▸ Required task
Identify the lines containing the word "diagram". Copy each one.

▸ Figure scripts
·····

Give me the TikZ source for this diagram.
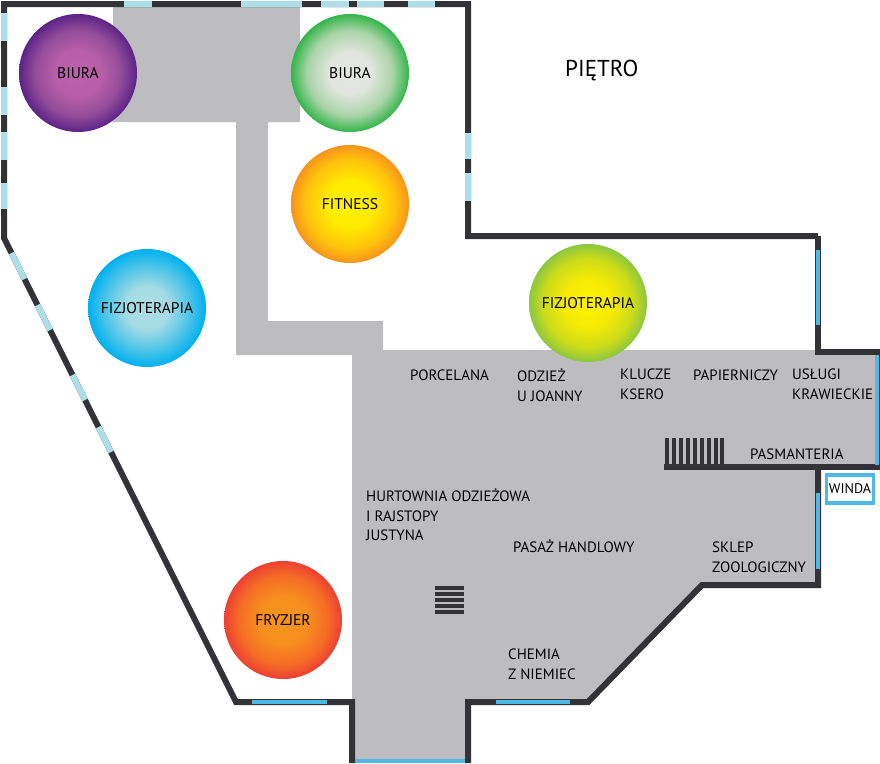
\documentclass[tikz,border=0pt]{standalone}
\usepackage{fontspec}
\setmainfont{PT Sans}
\usetikzlibrary{positioning}
\definecolor{floorgray}{RGB}{189,189,192}
\definecolor{walldark}{RGB}{51,51,55}
\definecolor{glasslight}{RGB}{172,224,232}
\definecolor{glassblue}{RGB}{78,184,230}
\pgfdeclareradialshading{spotpurple}{\pgfpointorigin}{rgb(0bp)=(0.74,0.38,0.67); rgb(10bp)=(0.72,0.37,0.66); rgb(18bp)=(0.58,0.30,0.60); rgb(25bp)=(0.36,0.14,0.53); rgb(50bp)=(0.36,0.14,0.53)}
\pgfdeclareradialshading{spotgreen}{\pgfpointorigin}{rgb(0bp)=(0.90,0.90,0.89); rgb(9bp)=(0.88,0.90,0.87); rgb(18bp)=(0.67,0.83,0.66); rgb(25bp)=(0.20,0.71,0.29); rgb(50bp)=(0.20,0.71,0.29)}
\pgfdeclareradialshading{spotorange}{\pgfpointorigin}{rgb(0bp)=(1,0.95,0); rgb(10bp)=(1,0.92,0); rgb(19bp)=(1,0.76,0.05); rgb(25bp)=(0.97,0.58,0.11); rgb(50bp)=(0.97,0.58,0.11)}
\pgfdeclareradialshading{spotblue}{\pgfpointorigin}{rgb(0bp)=(0.67,0.87,0.90); rgb(9bp)=(0.65,0.86,0.90); rgb(18bp)=(0.30,0.77,0.91); rgb(25bp)=(0,0.69,0.94); rgb(50bp)=(0,0.69,0.94)}
\pgfdeclareradialshading{spotlime}{\pgfpointorigin}{rgb(0bp)=(1,0.95,0); rgb(10bp)=(0.97,0.92,0.02); rgb(19bp)=(0.80,0.86,0.10); rgb(25bp)=(0.55,0.78,0.25); rgb(50bp)=(0.55,0.78,0.25)}
\pgfdeclareradialshading{spotred}{\pgfpointorigin}{rgb(0bp)=(0.97,0.58,0.11); rgb(10bp)=(0.97,0.56,0.12); rgb(19bp)=(0.96,0.42,0.15); rgb(25bp)=(0.93,0.25,0.20); rgb(50bp)=(0.93,0.25,0.20)}
\tikzset{
	wall/.style = {draw = walldark, line width = 6pt, miter limit = 10},
	glass/.style = {draw = glasslight, line width = 6pt},
	pane/.style = {draw = glassblue, line width = 4pt},
	spot/.style = {circle, shade, minimum size = 118pt, inner sep = 0pt, font = \fontsize{15.5}{20}\selectfont},
	lbl/.style = {anchor = west, inner sep = 0pt, align = left, font = \fontsize{15}{19.6}\selectfont}
}
\begin{document}
\begin{tikzpicture}[x=1pt, y=-1pt]
		\useasboundingbox (0, 0) rectangle (880, 763);

		\fill [floorgray] (113, 4) -- (300, 4) -- (300, 122) -- (268, 122) -- (268, 321) -- (383, 321) -- (383, 350) -- (878, 350) -- (878, 467) -- (818, 467) -- (818, 585) -- (702, 585) -- (588, 702) -- (468, 702) -- (468, 763) -- (352, 763) -- (352, 355) -- (236, 355) -- (236, 122) -- (113, 122) -- cycle;

		\foreach \x in {667, 674, 681, 688, 695, 702, 709, 716, 722}
			\draw [walldark, line width = 3.5pt] (\x, 438) -- (\x, 467);
		\foreach \y in {588, 594, 600, 606, 612}
			\draw [walldark, line width = 3.5pt] (435, \y) -- (464, \y);

		\draw [wall] (818, 236) -- (818, 352) -- (878, 352) -- (878, 467) -- (664, 467);
		\draw [wall] (818, 467) -- (818, 585) -- (702, 585) -- (588, 702) -- (468, 702) -- (468, 763);
		\draw [wall] (352, 763) -- (352, 702) -- (236, 702) -- (4, 238) -- (4, 4) -- (468, 4) -- (468, 236) -- (818, 236);

		\foreach \a/\b in {124/152, 241/302, 321/349, 357/384, 408/435}
			\draw [glass] (\a, 4) -- (\b, 4);
		\foreach \a/\b in {13/41, 87/115, 132/160, 183/209}
			\draw [glass] (4, \a) -- (4, \b);
		\foreach \a/\b in {133/159, 173/201}
			\draw [glass] (468, \a) -- (468, \b);
		\draw [glass] (11.5, 253) -- (24.5, 279);
		\draw [glass] (37.5, 305) -- (50, 330);
		\draw [glass] (72.5, 375) -- (85, 400);
		\draw [glass] (98.5, 427) -- (111, 452);

		\draw [pane] (252, 702) -- (327, 702);
		\draw [pane] (496, 702) -- (570, 702);
		\draw [pane] (355, 761) -- (465, 761);
		\draw [pane] (818, 493) -- (818, 569);
		\draw [pane] (818, 250) -- (818, 325);
		\draw [pane] (877, 355) -- (877, 465);

		\node (winda) [draw = glassblue, line width = 3.5pt, fill = white, minimum width = 47pt, minimum height = 28pt, inner sep = 0pt, font = \fontsize{14}{14}\selectfont] at (850, 489) {WINDA};

		\node (biura1) [spot, shading = spotpurple] at (78, 73) {BIURA};
		\node (biura2) [spot, shading = spotgreen] at (350, 73) {BIURA};
		\node (fitness) [spot, shading = spotorange] at (350, 204) {FITNESS};
		\node (fizjo1) [spot, shading = spotblue] at (147, 308) {FIZJOTERAPIA};
		\node (fizjo2) [spot, shading = spotlime] at (588, 303) {FIZJOTERAPIA};
		\node (fryzjer) [spot, shading = spotred] at (283, 620) {FRYZJER};

		\node (pietro) [lbl, font = \fontsize{23}{24}\selectfont] at (565, 71) {PIĘTRO};
		\node (porcelana) [lbl] at (410, 375) {PORCELANA};
		\node (odziez) [lbl] at (517, 385) {ODZIEŻ\\U JOANNY};
		\node (klucze) [lbl] at (620, 384) {KLUCZE\\KSERO};
		\node (papier) [lbl] at (693, 375) {PAPIERNICZY};
		\node (uslugi) [lbl] at (792, 384) {USŁUGI\\KRAWIECKIE};
		\node (pasmant) [lbl] at (750, 454) {PASMANTERIA};
		\node (hurtownia) [lbl] at (366, 515) {HURTOWNIA ODZIEŻOWA\\I RAJSTOPY\\JUSTYNA};
		\node (pasaz) [lbl] at (513, 546) {PASAŻ HANDLOWY};
		\node (sklep) [lbl] at (712, 557) {SKLEP\\ZOOLOGICZNY};
		\node (chemia) [lbl] at (508, 664) {CHEMIA\\Z NIEMIEC};
	\end{tikzpicture}
\end{document}
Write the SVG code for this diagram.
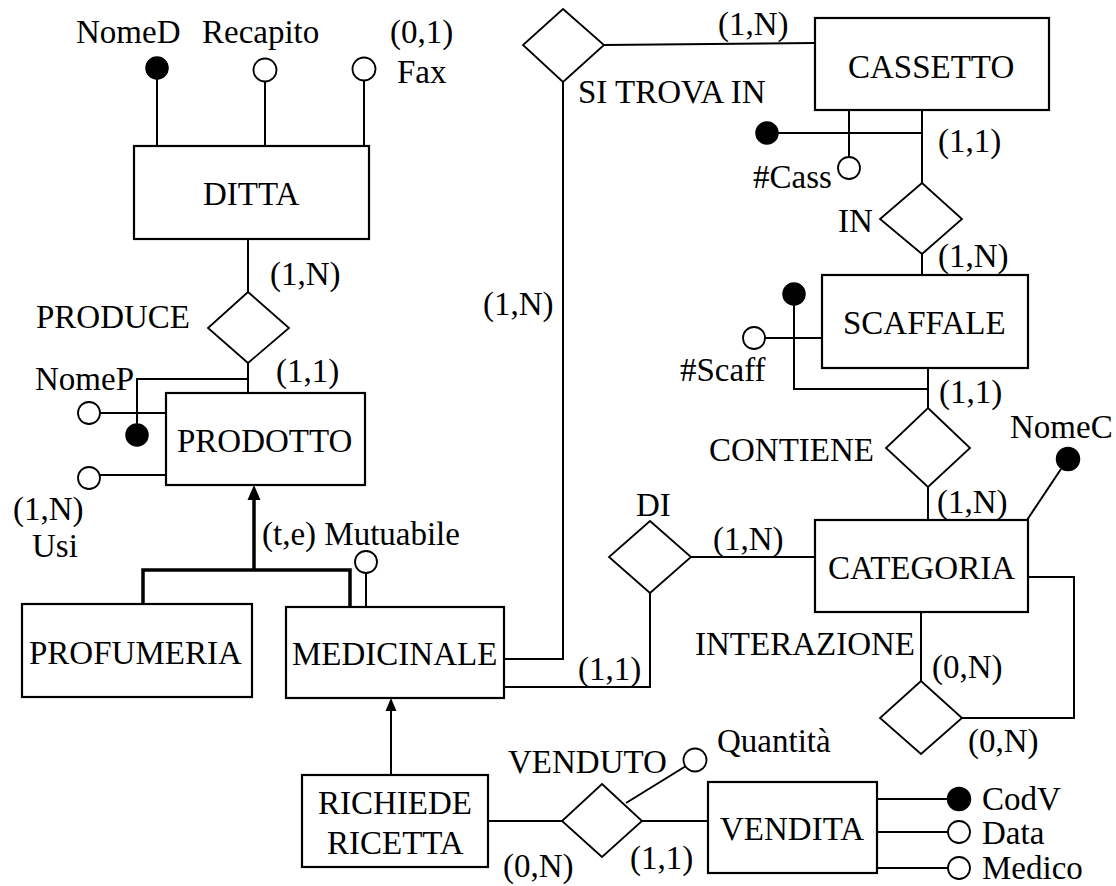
<svg xmlns="http://www.w3.org/2000/svg" width="1116" height="886" viewBox="0 0 1116 886">
  <style>
    text { font-family: "Liberation Serif", "Times New Roman", serif; font-size: 33px; fill: #000; }
    .box { fill: #fff; stroke: #000; stroke-width: 2.2; }
    .rel { fill: #fff; stroke: #000; stroke-width: 1.8; }
    .ln { fill: none; stroke: #000; stroke-width: 2; }
    .isa { fill: none; stroke: #000; stroke-width: 3.5; }
    .key { fill: #000; stroke: #000; stroke-width: 1.5; }
    .att { fill: #fff; stroke: #000; stroke-width: 1.8; }
  </style>

  <!-- connectors, attribute stems and generalisation lines -->
  <g id="connectors">
    <!-- DITTA attributes -->
    <line class="ln" x1="157" y1="79" x2="157" y2="146"/>
    <line class="ln" x1="265" y1="82" x2="265" y2="146"/>
    <line class="ln" x1="364" y1="81" x2="364" y2="146"/>
    <!-- DITTA - PRODUCE - PRODOTTO -->
    <line class="ln" x1="248" y1="239" x2="248" y2="292"/>
    <line class="ln" x1="248" y1="363" x2="248" y2="393"/>
    <!-- PRODOTTO attributes -->
    <polyline class="ln" points="248,379 137,379 137,424"/>
    <line class="ln" x1="100" y1="413" x2="166" y2="413"/>
    <line class="ln" x1="99" y1="475" x2="166" y2="475"/>
    <!-- generalisation PRODOTTO <- PROFUMERIA / MEDICINALE -->
    <line class="isa" x1="254" y1="498" x2="254" y2="570"/>
    <polygon points="254,485 247.5,500 260.5,500" fill="#000"/>
    <polyline class="isa" points="143,604 143,570 350,570 350,607"/>
    <line class="ln" x1="366" y1="573" x2="366" y2="607"/>
    <!-- RICHIEDE RICETTA -> MEDICINALE -->
    <line class="ln" x1="391" y1="709" x2="391" y2="775"/>
    <polygon points="391,698 385.5,711 396.5,711" fill="#000"/>
    <!-- SI TROVA IN -->
    <line class="ln" x1="604" y1="45" x2="815" y2="43"/>
    <polyline class="ln" points="563,82 563,659 504,659"/>
    <!-- CASSETTO identifier and IN -->
    <line class="ln" x1="778" y1="133" x2="922" y2="133"/>
    <line class="ln" x1="849" y1="110" x2="849" y2="157"/>
    <line class="ln" x1="922" y1="110" x2="922" y2="183"/>
    <line class="ln" x1="922" y1="254" x2="922" y2="275"/>
    <!-- SCAFFALE identifier and CONTIENE -->
    <polyline class="ln" points="794,305 794,389 928,389"/>
    <line class="ln" x1="765" y1="338" x2="822" y2="338"/>
    <line class="ln" x1="928" y1="368" x2="928" y2="408"/>
    <line class="ln" x1="928" y1="487" x2="928" y2="520"/>
    <!-- CATEGORIA -->
    <line class="ln" x1="1027" y1="520" x2="1061" y2="469"/>
    <line class="ln" x1="691" y1="557" x2="815" y2="557"/>
    <polyline class="ln" points="650,593 650,687 504,687"/>
    <!-- INTERAZIONE (recursive) -->
    <line class="ln" x1="921" y1="612" x2="921" y2="681"/>
    <polyline class="ln" points="1028,577 1074,577 1074,718 962,718"/>
    <!-- VENDUTO -->
    <line class="ln" x1="488" y1="821" x2="562" y2="821"/>
    <line class="ln" x1="642" y1="821" x2="708" y2="821"/>
    <line class="ln" x1="626" y1="803" x2="686" y2="766"/>
    <!-- VENDITA attributes -->
    <line class="ln" x1="877" y1="799" x2="948" y2="799"/>
    <line class="ln" x1="877" y1="832" x2="948" y2="832"/>
    <line class="ln" x1="877" y1="868" x2="948" y2="868"/>
  </g>

  <!-- entities -->
  <g id="ditta">
    <rect class="box" x="134" y="146" width="235" height="93"/>
    <text x="203" y="205">DITTA</text>
  </g>
  <g id="prodotto">
    <rect class="box" x="166" y="393" width="199" height="92"/>
    <text x="177" y="452">PRODOTTO</text>
  </g>
  <g id="profumeria">
    <rect class="box" x="22" y="604" width="230" height="93"/>
    <text x="29" y="664">PROFUMERIA</text>
  </g>
  <g id="medicinale">
    <rect class="box" x="286" y="607" width="218" height="91"/>
    <text x="292" y="665">MEDICINALE</text>
  </g>
  <g id="richiede-ricetta">
    <rect class="box" x="302" y="775" width="186" height="92"/>
    <text x="318" y="814">RICHIEDE</text>
    <text x="327" y="854">RICETTA</text>
  </g>
  <g id="cassetto">
    <rect class="box" x="815" y="18" width="234" height="92"/>
    <text x="848" y="78">CASSETTO</text>
  </g>
  <g id="scaffale">
    <rect class="box" x="822" y="275" width="206" height="93"/>
    <text x="843" y="334">SCAFFALE</text>
  </g>
  <g id="categoria">
    <rect class="box" x="815" y="520" width="213" height="92"/>
    <text x="828" y="579">CATEGORIA</text>
  </g>
  <g id="vendita">
    <rect class="box" x="708" y="782" width="169" height="91"/>
    <text x="720" y="840">VENDITA</text>
  </g>

  <!-- relationships -->
  <g id="produce">
    <polygon class="rel" points="248,292 289,328 248,363 208,328"/>
    <text x="36" y="328">PRODUCE</text>
    <text x="270" y="285">(1,N)</text>
    <text x="276" y="382">(1,1)</text>
  </g>
  <g id="si-trova-in">
    <polygon class="rel" points="563,9 604,45 563,82 523,45"/>
    <text x="578" y="103">SI TROVA IN</text>
    <text x="718" y="35">(1,N)</text>
    <text x="483" y="315">(1,N)</text>
  </g>
  <g id="in">
    <polygon class="rel" points="922,183 962,219 922,254 880,219"/>
    <text x="838" y="232">IN</text>
    <text x="938" y="152">(1,1)</text>
    <text x="938" y="267">(1,N)</text>
  </g>
  <g id="contiene">
    <polygon class="rel" points="928,408 970,448 928,487 886,448"/>
    <text x="709" y="461">CONTIENE</text>
    <text x="939" y="403">(1,1)</text>
    <text x="937" y="513">(1,N)</text>
  </g>
  <g id="di">
    <polygon class="rel" points="650,521 691,557 650,593 609,557"/>
    <text x="636" y="516">DI</text>
    <text x="713" y="550">(1,N)</text>
    <text x="578" y="680">(1,1)</text>
  </g>
  <g id="interazione">
    <polygon class="rel" points="921,681 962,718 921,754 880,718"/>
    <text x="695" y="655">INTERAZIONE</text>
    <text x="932" y="678">(0,N)</text>
    <text x="968" y="752">(0,N)</text>
  </g>
  <g id="venduto">
    <polygon class="rel" points="602,784 642,821 602,857 562,821"/>
    <text x="508" y="773">VENDUTO</text>
    <text x="503" y="877">(0,N)</text>
    <text x="630" y="869">(1,1)</text>
  </g>

  <!-- attributes -->
  <g id="attributes">
    <circle class="key" cx="157" cy="68" r="11"/>
    <text x="76" y="43">NomeD</text>
    <circle class="att" cx="265" cy="70" r="11.5"/>
    <text x="202" y="43">Recapito</text>
    <circle class="att" cx="364" cy="69" r="11.5"/>
    <text x="390" y="43">(0,1)</text>
    <text x="397" y="83">Fax</text>

    <circle class="key" cx="137" cy="435" r="11"/>
    <text x="35" y="390">NomeP</text>
    <circle class="att" cx="89" cy="413" r="11"/>
    <circle class="att" cx="89" cy="478" r="11"/>
    <text x="13" y="520">(1,N)</text>
    <text x="32" y="557">Usi</text>

    <circle class="att" cx="366" cy="562" r="11"/>
    <text x="262" y="545">(t,e) Mutuabile</text>

    <circle class="key" cx="767" cy="133" r="11"/>
    <circle class="att" cx="849" cy="168" r="11"/>
    <text x="753" y="188">#Cass</text>

    <circle class="key" cx="794" cy="294" r="11"/>
    <circle class="att" cx="754" cy="338" r="11"/>
    <text x="680" y="381">#Scaff</text>

    <circle class="key" cx="1068" cy="459" r="11.5"/>
    <text x="1010" y="438">NomeC</text>

    <circle class="att" cx="695" cy="760" r="11.5"/>
    <text x="717" y="752">Quantità</text>

    <circle class="key" cx="959" cy="799" r="11.5"/>
    <text x="982" y="810">CodV</text>
    <circle class="att" cx="959" cy="832" r="11"/>
    <text x="982" y="844">Data</text>
    <circle class="att" cx="959" cy="868" r="11"/>
    <text x="982" y="879">Medico</text>
  </g>
</svg>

·····

▸ Solution below
Give me the TikZ source for this diagram.
Write the SVG code for this diagram.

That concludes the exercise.